Schultz beschäftigen zwei große Themenstränge: zum einen die NSU-Taten, deren Täter und Opfer, zum anderen die Pannen bei den ermittelnden Institutionen. Bereits in der Einleitung konstatiert er "ein beispielloses Versagen des Staates", das "kollektive Scheitern der Gesellschaft". Dies bleibt in der Folge nicht als bloßer Vorwurf stehen, er belegt alles minutiös.

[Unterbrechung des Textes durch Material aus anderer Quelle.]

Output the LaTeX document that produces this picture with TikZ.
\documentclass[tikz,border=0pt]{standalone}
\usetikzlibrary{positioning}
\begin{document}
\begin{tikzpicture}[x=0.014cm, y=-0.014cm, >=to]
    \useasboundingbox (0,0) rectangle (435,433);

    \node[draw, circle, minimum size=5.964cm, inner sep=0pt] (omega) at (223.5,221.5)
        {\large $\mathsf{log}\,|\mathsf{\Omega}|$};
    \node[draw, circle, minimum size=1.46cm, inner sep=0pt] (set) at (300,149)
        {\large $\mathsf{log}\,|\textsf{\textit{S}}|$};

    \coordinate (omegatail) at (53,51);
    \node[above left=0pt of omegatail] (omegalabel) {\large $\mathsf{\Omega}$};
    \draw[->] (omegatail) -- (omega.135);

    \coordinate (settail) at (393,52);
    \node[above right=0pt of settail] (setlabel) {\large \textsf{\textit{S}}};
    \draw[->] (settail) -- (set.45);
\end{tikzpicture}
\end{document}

Behördenpannen und Vorurteile

"Ich teile schon aus. Ich beschreibe unfassbare Mängel auf staatlicher, auf Behördenseite. Aber ich distanziere mich auch deutlich von den Verschwörungstheorien. Ich finde, dass hier manchmal überzogen wird. Ich versuche, seriös zu trennen zwischen dem, was wirklich war, und dem, was Spekulation bleibt. Das Ergebnis bleibt aber beschämend."

Schultz schildert, wie die Polizei von Beginn an die Täter in einem Milieu ausländischer Banden sucht. Bei Hinweisen auf rechte Gewalt winken die Beamten ab. Passend dazu nennen sie ihre Ermittlergruppen SOKO Halbmond oder BAO Bosporus. In den Medien ist bald schon von "Döner-Morden" die Rede. Rassismus und Ausländerfeindlichkeit schwingen mit. Zugleich hält der Verfassungsschutz seine hütende Hand über V-Männer in der Neonazi-Szene, die merkwürdig nah dran sind am NSU-Trio. Und dann werden, als der NSU endlich auffliegt, prompt Akten geschreddert, die möglicherweise mehr Licht ins Dunkel hätten bringen können.

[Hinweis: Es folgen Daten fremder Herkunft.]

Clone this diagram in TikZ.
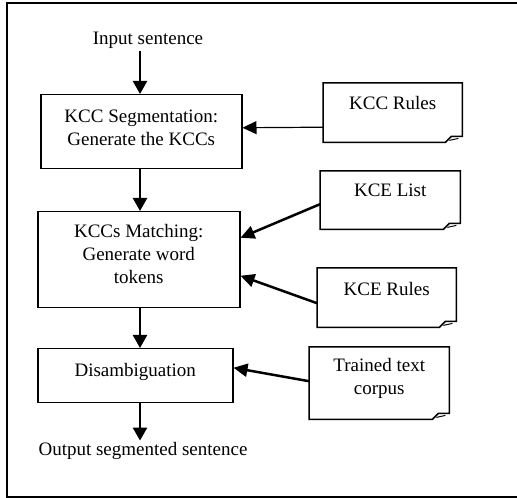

"Es gibt bis heute viele Fragezeichen zum Verhalten der Behörden, aber das heißt noch lange nicht, dass alles im staatlichen Auftrag geschah", stellt Schultz klar. Er wägt die bekannten Fakten sorgfältig, ausführlich und nachvollziehbar ab. "Dadurch fühle ich mich manchmal sogar in die Rolle eines Verteidigers der Sicherheitsbehörden gedrängt. Das ist eine seltsame Konstellation, die mich nervt."

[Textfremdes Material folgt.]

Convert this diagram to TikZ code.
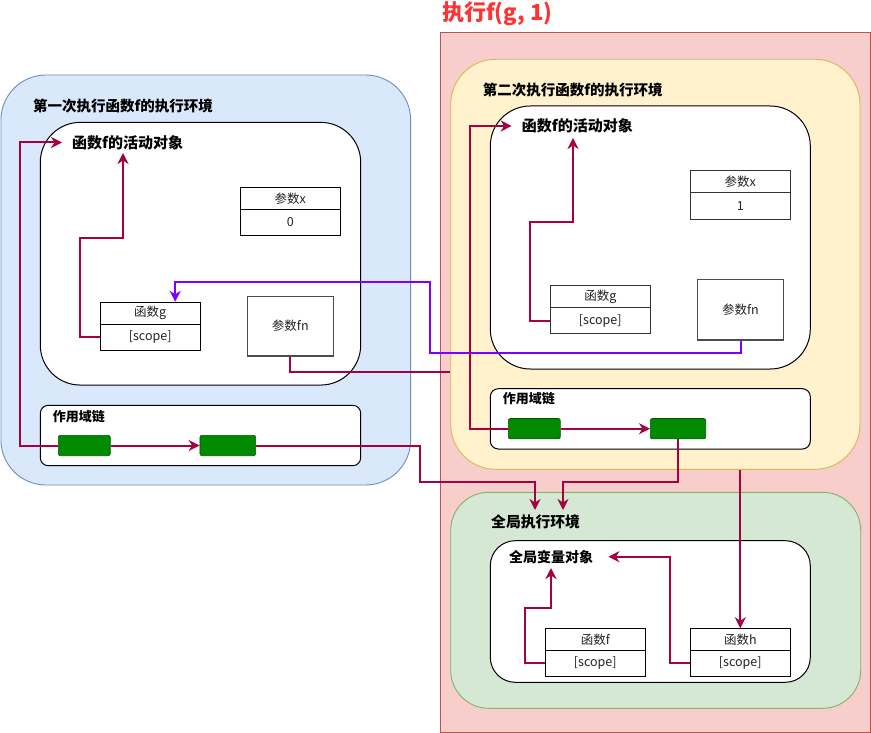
\documentclass[tikz,border=0pt]{standalone}
\usepackage{fontspec}
\setmainfont{Noto Sans CJK SC}
\usetikzlibrary{arrows.meta,calc}
\definecolor{bluefill}{HTML}{DAE8FC}
\definecolor{bluestroke}{HTML}{6C8EBF}
\definecolor{yelfill}{HTML}{FFF2CC}
\definecolor{yelstroke}{HTML}{D6B656}
\definecolor{grnfill}{HTML}{D5E8D4}
\definecolor{grnstroke}{HTML}{82B366}
\definecolor{redfill}{HTML}{F8CECC}
\definecolor{redstroke}{HTML}{B85450}
\definecolor{crim}{HTML}{A50040}
\definecolor{purp}{HTML}{7F00FF}
\definecolor{gbfill}{HTML}{008A00}
\definecolor{gbstroke}{HTML}{005700}
\definecolor{redtxt}{HTML}{FF3333}
\definecolor{labtxt}{HTML}{222222}
\tikzset{
  envbox/.style={line width=0.9pt, inner sep=0pt, rounded corners=45pt},
  wbox/.style={draw=black, fill=white, line width=1pt, inner sep=0pt},
  cell/.style={draw=black, fill=white, line width=1pt, inner sep=0pt, minimum width=100pt,
    text=labtxt, font=\fontsize{12.5}{14}\selectfont},
  ttl/.style={anchor=west, inner sep=0pt, font=\bfseries\fontsize{#1}{16}\selectfont},
  ttl/.default=14,
  gbox/.style={fill=gbfill, draw=gbstroke, line width=0.6pt, rounded corners=2pt,
    inner sep=0pt, minimum height=20.4pt},
  conn/.style={draw=crim, line width=2pt, -{Stealth[length=11pt,width=11pt,inset=3.5pt]}},
  plainconn/.style={draw=crim, line width=2pt},
  pconn/.style={draw=purp, line width=2pt, -{Stealth[length=11pt,width=11pt,inset=3.5pt]}},
}
\begin{document}
\begin{tikzpicture}[x=1pt,y=-1pt]
\useasboundingbox (0,0) rectangle (871,733);
\fill[white] (0,0) rectangle (871,733);

% red execution frame
\node[draw=redstroke, fill=redfill, line width=0.9pt, inner sep=0pt,
  minimum width=430pt, minimum height=700pt] (redbox) at (655,382) {};
\node[anchor=west, inner sep=0pt, text=redtxt, font=\bfseries\fontsize{22}{26}\selectfont]
  (redT) at (442,13.5) {执行f(g, 1)};

% ---------- left: first execution environment ----------
\node[envbox, draw=bluestroke, fill=bluefill, minimum width=409.7pt, minimum height=410pt]
  (lenv) at (205.8,280) {};
\node[ttl=14.5] (lenvT) at (33,105.7) {第一次执行函数f的执行环境};
\node[wbox, rounded corners=40pt, minimum width=320.4pt, minimum height=262.7pt]
  (lact) at (200.5,253.7) {};
\node[ttl=15] (lactT) at (72,142.5) {函数f的活动对象};
\node[cell, minimum height=22pt] (lxT) at (290.3,198.3) {参数x};
\node[cell, minimum height=25.7pt] (lxV) at (290.3,222.2) {0};
\node[cell, minimum height=22pt] (lgT) at (150.2,313.3) {函数g};
\node[cell, minimum height=25.7pt] (lgS) at (150.2,337.2) {[scope]};
\node[cell, draw=black!70, line width=1.2pt, minimum width=86pt, minimum height=59.7pt] (lfn) at (290.3,326.2) {参数fn};
\node[wbox, rounded corners=8pt, minimum width=320.4pt, minimum height=60.4pt]
  (lch) at (200.5,435.5) {};
\node[ttl=13] (lchT) at (52.7,416.7) {作用域链};
\node[gbox, minimum width=52pt] (lg1) at (84.3,445.5) {};
\node[gbox, minimum width=55.7pt] (lg2) at (227.8,445.5) {};

% ---------- right: second execution environment ----------
\node[envbox, draw=yelstroke, fill=yelfill, minimum width=409.3pt, minimum height=410pt]
  (yenv) at (655.35,264.3) {};
\node[ttl=14.5] (yenvT) at (482.7,90) {第二次执行函数f的执行环境};
\node[wbox, rounded corners=40pt, minimum width=320pt, minimum height=263pt]
  (ract) at (650.3,237.5) {};
\node[ttl=15] (ractT) at (521.7,126) {函数f的活动对象};
\node[cell, draw=black!80, minimum height=22pt] (rxT) at (740.3,181.7) {参数x};
\node[cell, draw=black!80, minimum height=26.3pt] (rxV) at (740.3,205.9) {1};
\node[cell, draw=black!80, minimum height=22pt] (rgT) at (600.3,296.7) {函数g};
\node[cell, draw=black!80, minimum height=26pt] (rgS) at (600.3,320.7) {[scope]};
\node[cell, draw=black!70, line width=1.2pt, minimum width=85.6pt, minimum height=60.3pt] (rfn) at (740.5,309.85) {参数fn};
\node[wbox, rounded corners=8pt, minimum width=320pt, minimum height=60.3pt]
  (rch) at (650.3,418.85) {};
\node[ttl=13] (rchT) at (502.7,399) {作用域链};
\node[gbox, minimum width=52pt] (rg1) at (534.3,428.7) {};
\node[gbox, minimum width=55.4pt] (rg2) at (678,428.7) {};

% ---------- global execution environment ----------
\node[envbox, rounded corners=38pt, draw=grnstroke, fill=grnfill, minimum width=410pt, minimum height=216pt]
  (genv) at (655.7,600.3) {};
\node[ttl=14.8] (genvT) at (491,522.3) {全局执行环境};
\node[wbox, rounded corners=25pt, minimum width=320pt, minimum height=141.6pt]
  (gvo) at (650.3,611.5) {};
\node[ttl=14] (gvT) at (509,556.7) {全局变量对象};
\node[cell, minimum height=21.6pt] (gfT) at (595.3,639.5) {函数f};
\node[cell, minimum height=26pt] (gfS) at (595.3,663.3) {[scope]};
\node[cell, minimum height=21.6pt] (ghT) at (740.3,639.5) {函数h};
\node[cell, minimum height=26pt] (ghS) at (740.3,663.3) {[scope]};

% ---------- arrow targets ----------
\coordinate (lactA) at (123,153);
\coordinate (ractA) at (573,138);
\coordinate (gA) at (535,510);
\coordinate (gB) at (563,510);
\coordinate (gvA) at (551,568);

% ---------- connectors ----------
\draw[conn] (lg1.west) -- ++(-37.6,0) |- ([xshift=-10pt]lactT.west);
\draw[conn] (lg1.east) -- (lg2.west);
\draw[conn] (lg2.east) -| (420,482) -| (gA);
\draw[conn] (lgS.west) -| (80,238) -| (lactA);
\draw[plainconn] (lfn.south) |- ([yshift=-107.7pt]yenv.west);
\draw[pconn] (rfn.south) -- ++(0,12) -| (430,282) -| ([xshift=25pt]lgT.north);

\draw[conn] (rg1.west) -- ++(-38.3,0) |- ([xshift=-10pt]ractT.west);
\draw[conn] (rg1.east) -- (rg2.west);
\draw[conn] (rg2.south) |- (563,482) -- (gB);
\draw[conn] (rgS.west) -| (530,222) -| (ractA);
\draw[conn] (ghT.north |- yenv.south) -- (ghT.north);

\draw[conn] (gfS.west) -| (525,608) -| (gvA);
\draw[conn] (ghS.west) -| (670,556.7) -- ([xshift=15pt]gvT.east);
\end{tikzpicture}
\end{document}
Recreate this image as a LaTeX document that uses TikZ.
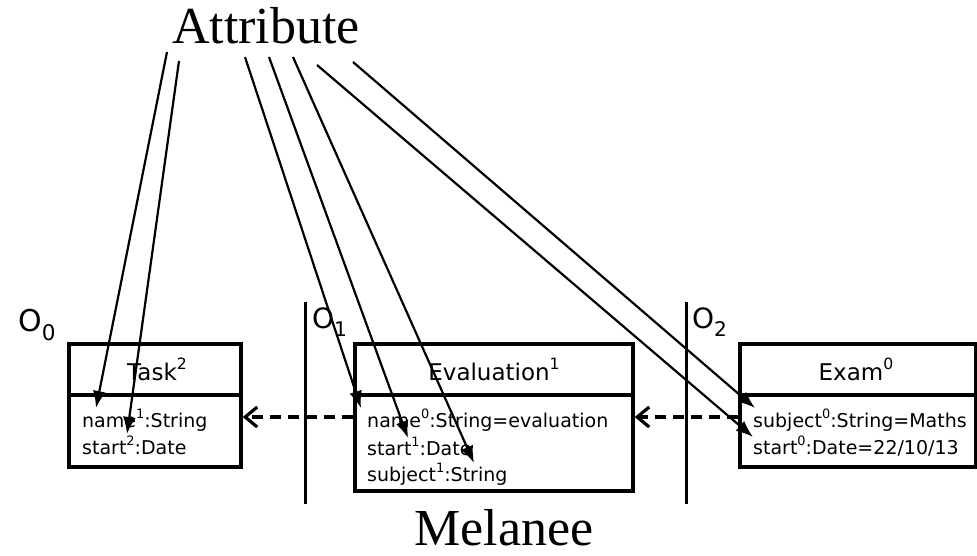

Jenseits davon kann Schultz mit den Reaktionen auf sein Buch leben. "Bisher kam eher wenig Kritik. Es passiert aber etwas Typisches: Linken Antifa-Leuten ist meine Darstellung tendenziell zu milde, konservativen Beamten dagegen zu hart. So ist das wohl, wenn man versucht, etwas differenziert zu sehen."

Von der Angst vorm Terror

Nun steht "NSU – Der Terror von rechts und das Versagen des Staates" in den Buchhandlungen – allerdings nicht bei den Bestsellern. Dort tummelt sich weit oben Thilo Sarrazins neues Werk "Feindliche Übernahme: Wie der Islam den Fortschritt behindert und die Gesellschaft bedroht". Trotz der jüngsten ausländerfeindlichen Übergriffe in Chemnitz, trotz der Wahlerfolge rechter Populisten schauen viele Menschen offensichtlich ängstlich hinüber zum Islam, darüber hinaus vielleicht noch in die radikale linke Ecke. Von dort fühlen sie sich bedroht, nicht von rechts.

Schultz runzelt angesichts dieser Stimmungslage die Stirn. "Ohne die Gefahr des linken oder islamischen Terrors zu verharmlosen, stelle ich fest, dass dieser Terror rein statistisch nicht die Bedrohung darstellt, als die sie von vielen gezeichnet wird. Gewalt und Terror von rechts haben in der Bundesrepublik mehr Opfer gekostet."

Speziell die Taten des NSU und die vielen offenen Fragen dazu werden alle Beteiligten noch lange beschäftigen. "Vielleicht müssen irgendwann einige Kapitel in der Geschichte des NSU und des staatlichen Versagens neu geschrieben werden. Man kann in diesem Fall wirklich nicht sicher sein. Was sich mit trauriger Gewissheit sagen lässt, ist nur dies: Rechter Terror ist und bleibt eine konkrete Bedrohung."